Among the businesses that are already seeing IoE value, the telecommunications and financial industries lead the pack. Manufacturing, retail and energy applications have been less robust, but Cisco, which drew its conclusions from a global survey of 7,500 business leaders, believes these verticals represent the greatest potential for competitive gain. To date, the company has observed more IoE activity in developed nations, but the advantage is slim; the report found "parity" worldwide, and concluded not only are companies in emerging markets more confident in their ability to realize IoE value but also that small businesses face relatively low barriers to entry.
Christie said that Cisco was encouraged by several aspects of the survey results, such as the nearly 70% of respondents who thought IoE would help the global job market hold steady or improve, and the nearly 90% who believe the technology won't have an adverse effect on wages. These findings, along with the revenue potential that Cisco sees, mean that IoE could be "key to getting the global economic engine going again," Christie speculated.
Silicon Valley hype? Perhaps. But Cisco has reason to be bullish.
Cisco is hardly the first company to recognize the potential of a connected physical universe. The core concept has gone by other names -- such as the Internet of Things or the Industrial Internet -- and has the attention of parties that range from baseball designers to tech titans such as Intel. The devices themselves are, and will continue to be, manufactured by a variety of companies, and the radios, sensors and languages they use to communicate with one another will likewise spring from a diversity of sources.
While Cisco's $14.4 trillion projection for IoE is aggressive, many companies foresee that IoE-like technology will cause a seismic economic shift. Cisco's angle is that the Internet of Things is merely a group of objects, while IoE is the network -- built from the company's gear, naturally -- that stitches everything together. It's an approach that allows the company to paint a grander vision than many of its competitors.
Cisco hopes to build momentum for IoE at the Internet of Things World Forum this October in Barcelona, Spain.

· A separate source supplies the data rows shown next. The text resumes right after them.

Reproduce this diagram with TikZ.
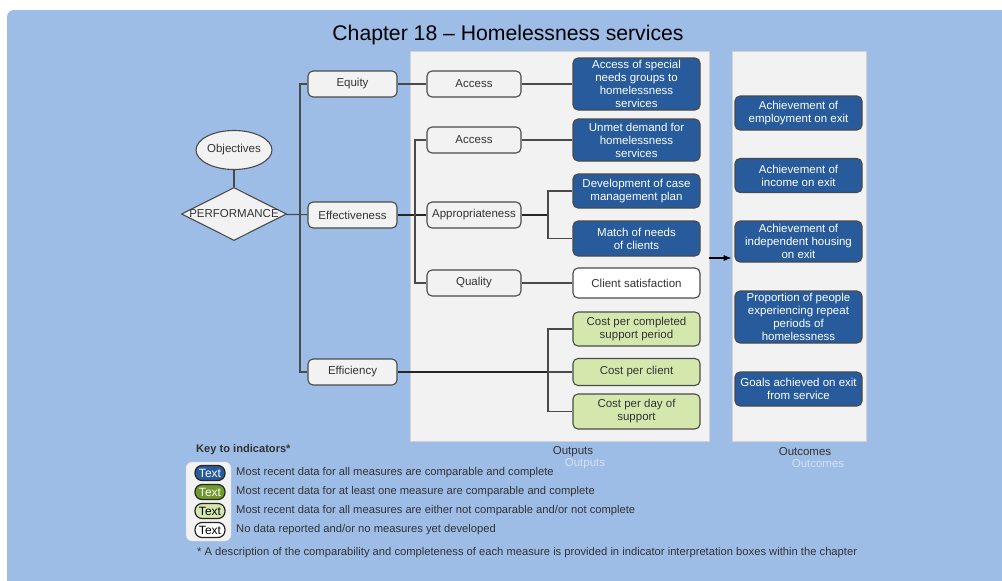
\documentclass[tikz,border=0pt]{standalone}
\usepackage{fontspec}
\setmainfont{Liberation Sans}
\usetikzlibrary{arrows.meta}
\usetikzlibrary{shapes.geometric}
\definecolor{bgblue}{HTML}{9DBDE7}
\definecolor{panelgray}{HTML}{F2F2F2}
\definecolor{nodegray}{HTML}{F2F2F2}
\definecolor{edgegray}{HTML}{4A4A4A}
\definecolor{txtgray}{HTML}{333333}
\definecolor{darkblue}{HTML}{275B9B}
\definecolor{lightgreen}{HTML}{D4E8AE}
\definecolor{darkgreen}{HTML}{6E9B2C}
\definecolor{ghost}{HTML}{D3E1F3}

\begin{document}
\begin{tikzpicture}[x=1pt, y=-1pt,
	every node/.style={font=\fontsize{11.5}{13}\selectfont, text=txtgray},
	greybox/.style={draw=edgegray, line width=1.1pt, fill=nodegray, rounded corners=5pt,
		inner sep=0pt, minimum height=26pt, align=center},
	outbox/.style={draw=edgegray, line width=1.1pt, rounded corners=5pt, inner sep=0pt,
		minimum width=127pt, minimum height=#1, align=center},
	bluebox/.style={outbox=#1, fill=darkblue, text=white},
	greenbox/.style={outbox=#1, fill=lightgreen},
	whitebox/.style={outbox=#1, fill=white},
	panel/.style={draw=gray!35, line width=0.6pt, fill=panelgray, inner sep=0pt,
		minimum width=#1, minimum height=390pt},
	conn/.style={draw=edgegray, line width=1.1pt},
	bold conn/.style={draw=black!85, line width=2pt},
	badge/.style={draw=black!85, line width=1.2pt, rounded corners=7pt, inner sep=0pt,
		minimum width=30pt, minimum height=15pt, font=\fontsize{12}{14}\selectfont},
	keytext/.style={anchor=west, inner sep=0pt, font=\fontsize{11.2}{13}\selectfont}]
	\useasboundingbox (0,0) rectangle (1002,581);
	\fill[white] (0,0) rectangle (1002,581);
	\fill[bgblue, rounded corners=7pt] (7,10) rectangle (1020,600);

	\node[font=\fontsize{21.2}{24}\selectfont, text=black] (title) at (508,35) {Chapter 18 -- Homelessness services};

	% Panels for outputs and outcomes
	\node[panel=299pt] (outputs) at (559.5,246) {};
	\node[panel=134pt] (outcomes) at (799,246) {};
	\node (outlbl) at (573,452) {Outputs};
	\node[text=ghost] (outghost) at (585,464) {Outputs};
	\node (oclbl) at (805,452) {Outcomes};
	\node[text=ghost] (ocghost) at (818,464) {Outcomes};

	% Objectives and performance
	\node[ellipse, draw=edgegray, line width=1.1pt, fill=nodegray, inner sep=0pt,
		minimum width=71pt, minimum height=39pt] (obj) at (234,150) {Objectives};
	\node[diamond, draw=edgegray, line width=1.1pt, fill=nodegray, inner sep=0pt,
		minimum width=105pt, minimum height=53pt] (perf) at (234,214) {};
	\node (perftxt) at (perf) {PERFORMANCE};

	% Domains
	\node[greybox, minimum width=89pt] (equity) at (352.5,84) {Equity};
	\node[greybox, minimum width=89pt] (eff) at (352.5,215) {Effectiveness};
	\node[greybox, minimum width=89pt] (effic) at (352.5,372) {Efficiency};

	% Sub-domains
	\node[greybox, minimum width=94pt] (acc1) at (474,84) {Access};
	\node[greybox, minimum width=94pt] (acc2) at (474,140) {Access};
	\node[greybox, minimum width=94pt] (approp) at (474,215) {Appropriateness};
	\node[greybox, minimum width=94pt] (quality) at (474,283) {Quality};

	% Output indicators
	\node[bluebox=52pt] (o1) at (636.5,84) {Access of special\\needs groups to\\homelessness\\services};
	\node[bluebox=42pt] (o2) at (636.5,140) {Unmet demand for\\homelessness\\services};
	\node[bluebox=34pt] (o3) at (636.5,191) {Development of case\\management plan};
	\node[bluebox=35pt] (o4) at (636.5,238.5) {Match of needs\\of clients};
	\node[whitebox=30pt] (o5) at (636.5,283) {Client satisfaction};
	\node[greenbox=34pt] (o6) at (636.5,329) {Cost per completed\\support period};
	\node[greenbox=27pt] (o7) at (636.5,372) {Cost per client};
	\node[greenbox=35pt] (o8) at (636.5,411.5) {Cost per day of\\support};

	% Outcome indicators
	\node[bluebox=34pt] (c1) at (798.5,113) {Achievement of\\employment on exit};
	\node[bluebox=34pt] (c2) at (798.5,175.5) {Achievement of\\income on exit};
	\node[bluebox=41pt] (c3) at (798.5,241.5) {Achievement of\\independent housing\\on exit};
	\node[bluebox=52pt] (c4) at (798.5,317) {Proportion of people\\experiencing repeat\\periods of\\homelessness};
	\node[bluebox=34pt] (c5) at (798.5,389) {Goals achieved on exit\\from service};

	% Connectors
	\coordinate (busA) at (300,215);
	\coordinate (busB) at (415,215);
	\coordinate (busC) at (548,215);
	\coordinate (busD) at (548,372);
	\draw[conn] (obj) -- (perf);
	\draw[conn] (perf) -- (eff);
	\draw[conn, line width=1.4pt] (equity.west) -| (busA) |- (effic.west);
	\draw[conn] (equity) -- (acc1);
	\draw[bold conn] (eff) -- (approp);
	\draw[conn] (acc2.west) -| (busB) |- (quality.west);
	\draw[conn] (acc1) -- (o1);
	\draw[conn] (acc2) -- (o2);
	\draw[bold conn] (approp) -- (busC);
	\draw[conn] (o3.west) -| (busC) |- (o4.west);
	\draw[conn] (quality) -- (o5);
	\draw[bold conn] (effic) -- (busD);
	\draw[conn] (o6.west) -| (busD) |- (o8.west);
	\draw[conn] (busD) -- (o7);
	\draw[line width=1.1pt, -{Latex[length=8pt,width=6pt]}] ([yshift=-12pt]outputs.east) -- ([yshift=-12pt]outcomes.west);

	% Key to indicators
	\node[anchor=west, inner sep=0pt, font=\bfseries\fontsize{11.1}{13}\selectfont] (keyhead) at (196,450) {Key to indicators*};
	\node[draw=gray!30, fill=nodegray, rounded corners=6pt, minimum width=45pt, minimum height=79pt] (keybox) at (208.5,501.5) {};
	\node[badge, fill=darkblue, text=white] (k1) at (210,473) {Text};
	\node[badge, fill=darkgreen, text=white] (k2) at (210,492) {Text};
	\node[badge, fill=lightgreen, text=black] (k3) at (210,511) {Text};
	\node[badge, fill=white, text=black] (k4) at (210,530) {Text};
	\node[keytext] (t1) at (236,473) {Most recent data for all measures are comparable and complete};
	\node[keytext] (t2) at (236,492) {Most recent data for at least one measure are comparable and complete};
	\node[keytext] (t3) at (236,511) {Most recent data for all measures are either not comparable and/or not complete};
	\node[keytext] (t4) at (236,530) {No data reported and/or no measures yet developed};
	\node[keytext] (foot) at (197,553) {* A description of the comparability and completeness of each measure is provided in indicator interpretation boxes within the chapter};
\end{tikzpicture}
\end{document}
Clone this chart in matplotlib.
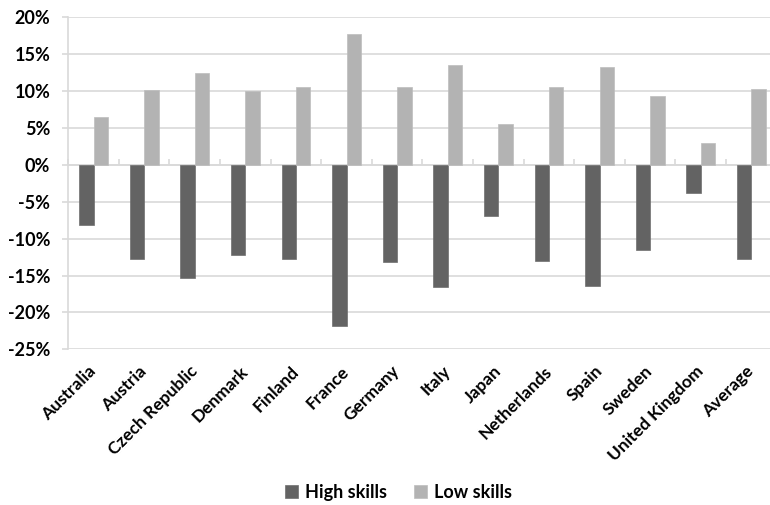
import matplotlib
matplotlib.use("Agg")
import matplotlib.pyplot as plt
import numpy as np
from matplotlib.ticker import FuncFormatter

countries = ["Australia", "Austria", "Czech Republic", "Denmark", "Finland", "France",
             "Germany", "Italy", "Japan", "Netherlands", "Spain", "Sweden",
             "United Kingdom", "Average"]
high_skills = [-8.1, -12.7, -15.4, -12.2, -12.8, -21.9, -13.2, -16.6, -6.9, -13.0,
               -16.4, -11.6, -3.8, -12.7]
low_skills = [6.5, 10.2, 12.4, 10.0, 10.5, 17.8, 10.6, 13.5, 5.6, 10.5, 13.3, 9.4, 3.0, 10.3]
yticks = [-25, -20, -15, -10, -5, 0, 5, 10, 15, 20]

plt.rcParams['font.family'] = ['Lato', 'DejaVu Sans']
plt.rcParams['font.weight'] = 'bold'

fig = plt.figure(figsize=(7.7, 5.05), dpi=100)
ax = fig.add_axes([0.0887, 0.3083, 0.920, 0.6574])

x = np.arange(len(countries))
w = 0.283
ax.bar(x - w / 2, high_skills, w, color='#636363', edgecolor='#6e6e6e', linewidth=0.5,
       label='High skills', zorder=3)
ax.bar(x + w / 2, low_skills, w, color='#b3b3b3', edgecolor='#bdbdbd', linewidth=0.5,
       label='Low skills', zorder=3)

ax.set_xlim(-0.5, len(countries) - 0.5)
ax.set_ylim(-25, 20)
ax.set_yticks(yticks)
ax.yaxis.set_major_formatter(FuncFormatter(lambda v, p: f"{int(v)}%"))
ax.yaxis.grid(True, color='#d9d9d9', linewidth=1.2, zorder=0)
ax.tick_params(axis='y', length=4, direction='out', color='#d9d9d9', width=1.2,
               pad=9, labelsize=13)
for s in ['top', 'right', 'bottom']:
    ax.spines[s].set_visible(False)
ax.spines['left'].set_color('#d9d9d9')
ax.spines['left'].set_linewidth(1.2)

ax.set_xticks(x)
ax.set_xticklabels(countries, rotation=45, ha='right', va='center', rotation_mode='anchor',
                   fontsize=12.5)
ax.tick_params(axis='x', length=0, pad=14)

ax.axhline(0, color='#d9d9d9', linewidth=1.2, zorder=2)
sec = ax.secondary_xaxis(25 / 45)
sec.set_xticks(np.arange(len(countries) + 1) - 0.5)
sec.set_xticklabels([])
sec.tick_params(axis='x', direction='out', length=4, color='#d9d9d9', width=1.2)
sec.spines['bottom'].set_visible(False)
sec.spines['top'].set_visible(False)

fig.legend(loc='center', bbox_to_anchor=(0.518, 0.025), ncol=2, frameon=False,
           fontsize=13, handlelength=0.7, handleheight=0.7, handletextpad=0.4,
           columnspacing=1.5)

fig.savefig("out.png", dpi=100)
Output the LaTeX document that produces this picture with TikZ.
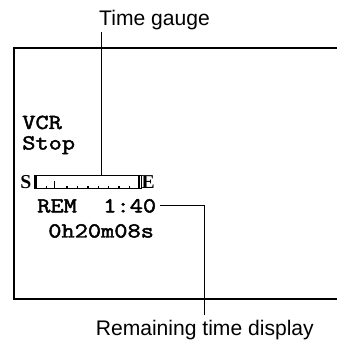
\documentclass[tikz,border=0pt]{standalone}
\usepackage{fontspec}
\usetikzlibrary{positioning, calc}
\newfontfamily\osdfont[FakeStretch=1.2, FakeBold=2.2]{Latin Modern Mono}
\newfontfamily\lblfont{Liberation Sans}
\newfontfamily\gaugefont{Liberation Serif}
\tikzset{
  osd/.style={font=\osdfont\fontsize{15.2}{17}\selectfont, anchor=base west, inner sep=0pt},
  callout/.style={font=\lblfont\fontsize{15}{18}\selectfont, anchor=base, inner sep=0pt},
  lead/.style={draw, line width=0.7pt},
  bar/.style={draw, line width=0.6pt, minimum width=2.675cm, minimum height=0.325cm, inner sep=0pt},
  ends/.style={font=\gaugefont\bfseries\fontsize{14}{16}\selectfont, inner sep=0pt},
}

\begin{document}
\begin{tikzpicture}
    \useasboundingbox (0,0) rectangle (8.425,8.5);
    % screen
    \draw[line width=0.8pt] (8.425,7.3) -- (0.35,7.3) -- (0.35,1.025) -- (8.425,1.025);
    \node[osd] (mode) at (0.55,5.275) {VCR};
    \node[osd] (state) at (0.55,4.7625) {Stop};
    % gauge
    \node[bar] (gauge) at (2.1875,3.95) {};
    \node[ends, left=0.05cm of gauge] (gs) {S};
    \node[ends, right=0pt of gauge] (ge) {E};
    \draw[line width=1pt] ([xshift=0.06cm]gauge.north west) -- ([xshift=0.06cm]gauge.south west);
    \draw[line width=1pt] ([xshift=-0.06cm]gauge.north east) -- ([xshift=-0.06cm]gauge.south east);
    \foreach \k in {0,2,3,...,8}
      \draw[line width=1pt] ([xshift={0.3175cm+\k*0.26cm}]gauge.south west) -- ++(0,0.07);
    \draw[line width=1pt] ([xshift=0.525cm]gauge.south west) -- ++(0,0.21);
    \node[osd] (rem) at (0.925,3.19) {REM~~1:40};
    \node[osd] (time) at (1.2,2.5625) {0h20m08s};
    % callouts
    \node[callout] (gaugelbl) at (3.8625,7.85) {Time gauge};
    \node[callout] (remlbl) at (5.12,0.1) {Remaining time display};
    \coordinate (gaugefoot) at (2.54,7.71);
    \draw[lead] (gaugefoot) -- (gaugefoot |- gauge.north);
    \draw[lead] ([xshift=0.1cm]rem.east) -| ([yshift=0.13cm]remlbl.north);
\end{tikzpicture}
\end{document}
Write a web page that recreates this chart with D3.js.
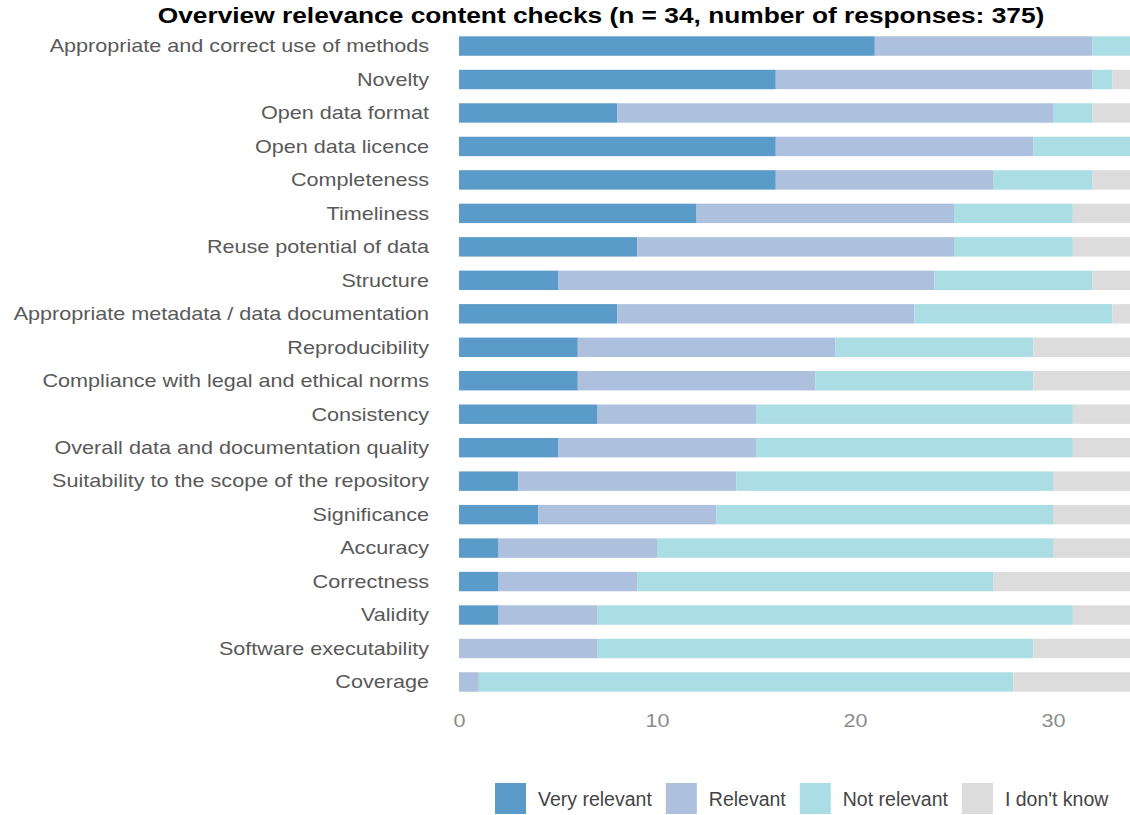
<!DOCTYPE html>
<html>
<head>
<meta charset="utf-8">
<script src="https://cdn.jsdelivr.net/npm/d3@7"></script>
<style>
  html, body { margin: 0; padding: 0; background: #ffffff; }
  svg { display: block; font-family: "Liberation Sans", Arial, Helvetica, sans-serif; }
</style>
</head>
<body>
<svg id="chart" width="1130" height="815"></svg>
<script>
// ---- data ----
const categories = [
  "Appropriate and correct use of methods",
  "Novelty",
  "Open data format",
  "Open data licence",
  "Completeness",
  "Timeliness",
  "Reuse potential of data",
  "Structure",
  "Appropriate metadata / data documentation",
  "Reproducibility",
  "Compliance with legal and ethical norms",
  "Consistency",
  "Overall data and documentation quality",
  "Suitability to the scope of the repository",
  "Significance",
  "Accuracy",
  "Correctness",
  "Validity",
  "Software executability",
  "Coverage"
];
const seriesNames = ["Very relevant", "Relevant", "Not relevant", "I don't know"];
const veryRelevant = [21, 16, 8, 16, 16, 12, 9, 5, 8, 6, 6, 7, 5, 3, 4, 2, 2, 2, 0, 0];
const relevant     = [11, 16, 22, 13, 11, 13, 16, 19, 15, 13, 12, 8, 10, 11, 9, 8, 7, 5, 7, 1];
const notRelevant  = [2, 1, 2, 5, 5, 6, 6, 8, 10, 10, 11, 16, 16, 16, 17, 20, 18, 24, 22, 27];
const dontKnow     = [0, 1, 2, 0, 2, 3, 3, 2, 1, 5, 5, 3, 3, 4, 4, 4, 7, 3, 5, 6];
const xTicks = [0, 10, 20, 30];
const titleText = "Overview relevance content checks (n = 34, number of responses: 375)";
const colors = ["#5b9bc9", "#adc0dd", "#aadde4", "#dcdcdc"];

// ---- build ----
const rows = categories.map((c, i) => ({
  cat: c,
  "Very relevant": veryRelevant[i],
  "Relevant": relevant[i],
  "Not relevant": notRelevant[i],
  "I don't know": dontKnow[i]
}));
const stacked = d3.stack().keys(seriesNames)(rows);

const svg = d3.select("#chart");
const sx = 1.2; // horizontal text stretch seen in reference

const x = d3.scaleLinear().domain([0, 34]).range([459, 1132.2]);
const y = d3.scaleBand().domain(categories).range([29.3, 698.7]).paddingInner(0.42).paddingOuter(0.21);
const color = d3.scaleOrdinal().domain(seriesNames).range(colors);

// bars
svg.append("g").selectAll("g").data(stacked).join("g")
  .attr("fill", d => color(d.key))
  .selectAll("rect").data(d => d).join("rect")
  .attr("x", d => x(d[0]))
  .attr("y", d => y(d.data.cat))
  .attr("width", d => Math.max(0, x(d[1]) - x(d[0])))
  .attr("height", y.bandwidth());

// category labels
svg.append("g").selectAll("text").data(categories).join("text")
  .attr("transform", d => `translate(429,${y(d) + y.bandwidth() / 2 + 6.3}) scale(${sx},1)`)
  .attr("text-anchor", "end")
  .attr("font-size", 18)
  .attr("fill", "#595959")
  .text(d => d);

// x axis (labels only)
const xAxis = d3.axisBottom(x).tickValues(xTicks).tickSize(0).tickPadding(0);
const gx = svg.append("g").attr("transform", "translate(0,700)").call(xAxis);
gx.select(".domain").remove();
gx.selectAll("text")
  .attr("font-family", "Liberation Sans, Arial, sans-serif")
  .attr("font-size", 18)
  .attr("fill", "#8c8c8c")
  .attr("dy", null)
  .attr("y", 0)
  .attr("transform", `translate(0,26.5) scale(${sx},1)`);

// title
svg.append("text")
  .attr("transform", `translate(601,23) scale(1.175,1)`)
  .attr("text-anchor", "middle")
  .attr("font-size", 22.4)
  .attr("font-weight", "bold")
  .attr("fill", "#000")
  .text(titleText);

// legend
const lg = svg.append("g");
let lx = 495;
seriesNames.forEach((name, i) => {
  lg.append("rect").attr("x", lx).attr("y", 783).attr("width", 31).attr("height", 31).attr("fill", colors[i]);
  const t = lg.append("text")
    .attr("x", lx + 43).attr("y", 805.5)
    .attr("font-size", 19.5)
    .attr("fill", "#444")
    .text(name);
  const w = t.node().getComputedTextLength();
  lx += 43 + w + 14;
});
</script>
</body>
</html>
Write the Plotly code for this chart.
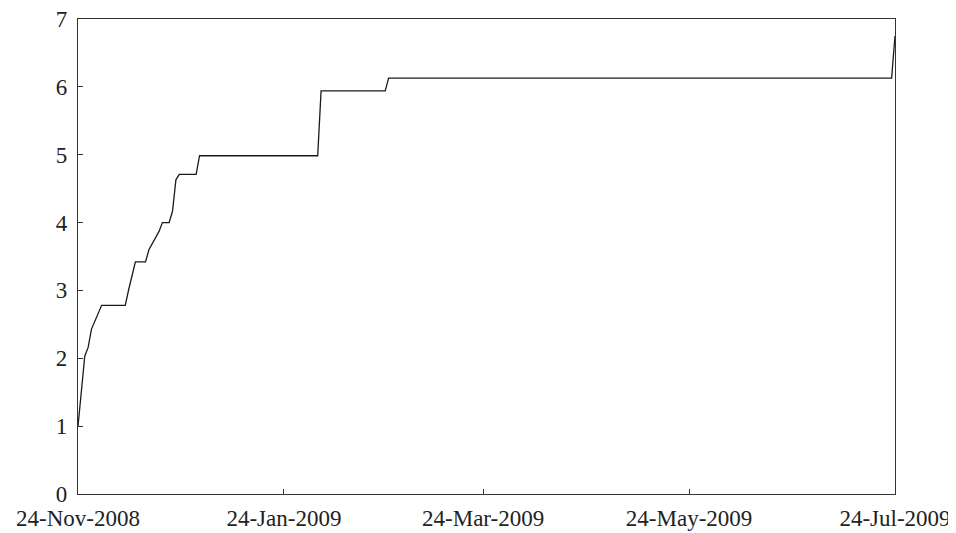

In the meantime, Cisco will likely continue to push IoE's diverse applications. Already, the company has touted the deployment of new location-based retail programs that include a museum in Atlanta and half the hotels on the Las Vegas strip. Other examples range from smart cities to real-time game analytics for NBA coaches to sensor-equipped bathroom mirrors that could prolong human life by capturing a more accurate picture of daily health. Some of these technologies might remain fodder for science fiction, but if Cisco is even half-right, it's likely that the companies -- and IT staffs -- of tomorrow will operate very differently than the companies of today.